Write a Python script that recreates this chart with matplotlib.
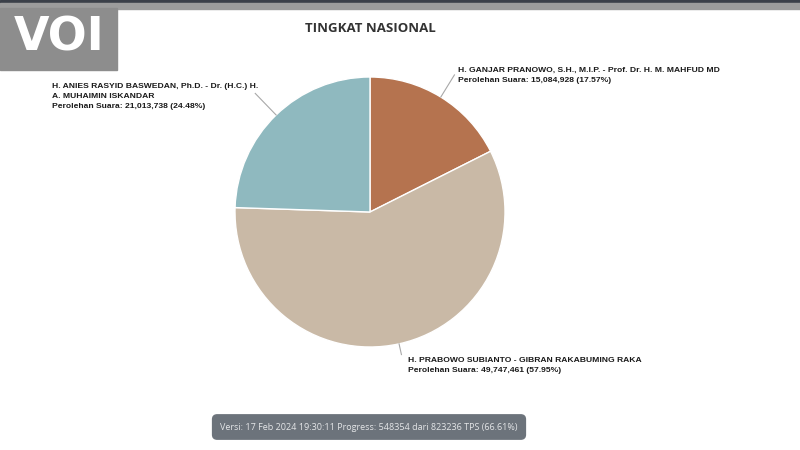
import numpy as np
import matplotlib.pyplot as plt
from matplotlib.patches import Rectangle

# data
names = ['H. GANJAR PRANOWO, S.H., M.I.P. - Prof. Dr. H. M. MAHFUD MD',
         'H. PRABOWO SUBIANTO - GIBRAN RAKABUMING RAKA',
         'H. ANIES RASYID BASWEDAN, Ph.D. - Dr. (H.C.) H.\nA. MUHAIMIN ISKANDAR']
votes = [15084928, 49747461, 21013738]
percents = [17.57, 57.95, 24.48]
colors = ['#b5734f', '#c9b9a6', '#8fb9bf']
title = 'TINGKAT NASIONAL'
footer = 'Versi: 17 Feb 2024 19:30:11 Progress: 548354 dari 823236 TPS (66.61%)'

W, H = 800, 450
fig = plt.figure(figsize=(8, 4.5), dpi=100)
fig.patch.set_facecolor('white')

def fx(x):
    return x / W

def fy(y):
    return 1 - y / H

# top bars and logo box
fig.add_artist(Rectangle((0, fy(3)), 1, 3 / H, transform=fig.transFigure,
                         color='#3b4049', zorder=0))
fig.add_artist(Rectangle((0, fy(9)), 1, 6 / H, transform=fig.transFigure,
                         color='#9c9c9c', zorder=0))
fig.add_artist(Rectangle((0, fy(70)), fx(117), 62 / H, transform=fig.transFigure,
                         color='#8d8d8d', zorder=1))
fig.text(fx(59), fy(38), 'VOI', color='white', fontsize=33, fontweight='heavy',
         family='DejaVu Sans', ha='center', va='center', zorder=2)

# pie axes: center (370, 212), radius 135 px
cx, cy, r = 370, 212, 135
ax = fig.add_axes([fx(cx - r), fy(cy + r), 2 * r / W, 2 * r / H])
wedges, _ = ax.pie(votes, colors=colors, startangle=90, counterclock=False,
                   radius=1, wedgeprops=dict(edgecolor='white', linewidth=1))
ax.set_xlim(-1, 1)
ax.set_ylim(-1, 1)
ax.set_aspect('equal')
ax.axis('off')

# leader lines and labels
lead_len = [26, 11, 30]
text_pos = [(458, 67), (408, 357), (52, 83)]
for w, name, v, p, L, (tx, ty) in zip(wedges, names, votes, percents, lead_len, text_pos):
    ang = np.deg2rad((w.theta1 + w.theta2) / 2)
    r2 = 1 + L / r
    ax.plot([np.cos(ang), r2 * np.cos(ang)], [np.sin(ang), r2 * np.sin(ang)],
            color='#a8a8a8', lw=0.8, clip_on=False)
    label = f'{name}\nPerolehan Suara: {v:,} ({p:.2f}%)'
    fig.text(fx(tx), fy(ty), label, fontsize=6.1, fontweight='bold',
             family='Liberation Sans', color='#1a1a1a', ha='left', va='top',
             linespacing=1.65)

# title
fig.text(fx(370), fy(28), title, fontsize=9.5, fontweight='bold',
         family='Open Sans', color='#333333', ha='center', va='center')

# footer box
fig.text(fx(369), fy(427), footer, fontsize=6.5, family='Open Sans',
         color='#e4e6e8', ha='center', va='center',
         bbox=dict(boxstyle='round,pad=0.85,rounding_size=0.5',
                   facecolor='#6c737b', edgecolor='#6c737b'))

fig.savefig('out.png', dpi=100)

▶ _THE REQUEST_: All of the material above should be reproduced exactly, except the pictures.

▶ _TASK RESPONSE_:
Write a Python script that recreates this chart with matplotlib.
import numpy as np
import matplotlib.pyplot as plt
from matplotlib.patches import Rectangle

# data
names = ['H. GANJAR PRANOWO, S.H., M.I.P. - Prof. Dr. H. M. MAHFUD MD',
         'H. PRABOWO SUBIANTO - GIBRAN RAKABUMING RAKA',
         'H. ANIES RASYID BASWEDAN, Ph.D. - Dr. (H.C.) H.\nA. MUHAIMIN ISKANDAR']
votes = [15084928, 49747461, 21013738]
percents = [17.57, 57.95, 24.48]
colors = ['#b5734f', '#c9b9a6', '#8fb9bf']
title = 'TINGKAT NASIONAL'
footer = 'Versi: 17 Feb 2024 19:30:11 Progress: 548354 dari 823236 TPS (66.61%)'

W, H = 800, 450
fig = plt.figure(figsize=(8, 4.5), dpi=100)
fig.patch.set_facecolor('white')

def fx(x):
    return x / W

def fy(y):
    return 1 - y / H

# top bars and logo box
fig.add_artist(Rectangle((0, fy(3)), 1, 3 / H, transform=fig.transFigure,
                         color='#3b4049', zorder=0))
fig.add_artist(Rectangle((0, fy(9)), 1, 6 / H, transform=fig.transFigure,
                         color='#9c9c9c', zorder=0))
fig.add_artist(Rectangle((0, fy(70)), fx(117), 62 / H, transform=fig.transFigure,
                         color='#8d8d8d', zorder=1))
fig.text(fx(59), fy(38), 'VOI', color='white', fontsize=33, fontweight='heavy',
         family='DejaVu Sans', ha='center', va='center', zorder=2)

# pie axes: center (370, 212), radius 135 px
cx, cy, r = 370, 212, 135
ax = fig.add_axes([fx(cx - r), fy(cy + r), 2 * r / W, 2 * r / H])
wedges, _ = ax.pie(votes, colors=colors, startangle=90, counterclock=False,
                   radius=1, wedgeprops=dict(edgecolor='white', linewidth=1))
ax.set_xlim(-1, 1)
ax.set_ylim(-1, 1)
ax.set_aspect('equal')
ax.axis('off')

# leader lines and labels
lead_len = [26, 11, 30]
text_pos = [(458, 67), (408, 357), (52, 83)]
for w, name, v, p, L, (tx, ty) in zip(wedges, names, votes, percents, lead_len, text_pos):
    ang = np.deg2rad((w.theta1 + w.theta2) / 2)
    r2 = 1 + L / r
    ax.plot([np.cos(ang), r2 * np.cos(ang)], [np.sin(ang), r2 * np.sin(ang)],
            color='#a8a8a8', lw=0.8, clip_on=False)
    label = f'{name}\nPerolehan Suara: {v:,} ({p:.2f}%)'
    fig.text(fx(tx), fy(ty), label, fontsize=6.1, fontweight='bold',
             family='Liberation Sans', color='#1a1a1a', ha='left', va='top',
             linespacing=1.65)

# title
fig.text(fx(370), fy(28), title, fontsize=9.5, fontweight='bold',
         family='Open Sans', color='#333333', ha='center', va='center')

# footer box
fig.text(fx(369), fy(427), footer, fontsize=6.5, family='Open Sans',
         color='#e4e6e8', ha='center', va='center',
         bbox=dict(boxstyle='round,pad=0.85,rounding_size=0.5',
                   facecolor='#6c737b', edgecolor='#6c737b'))

fig.savefig('out.png', dpi=100)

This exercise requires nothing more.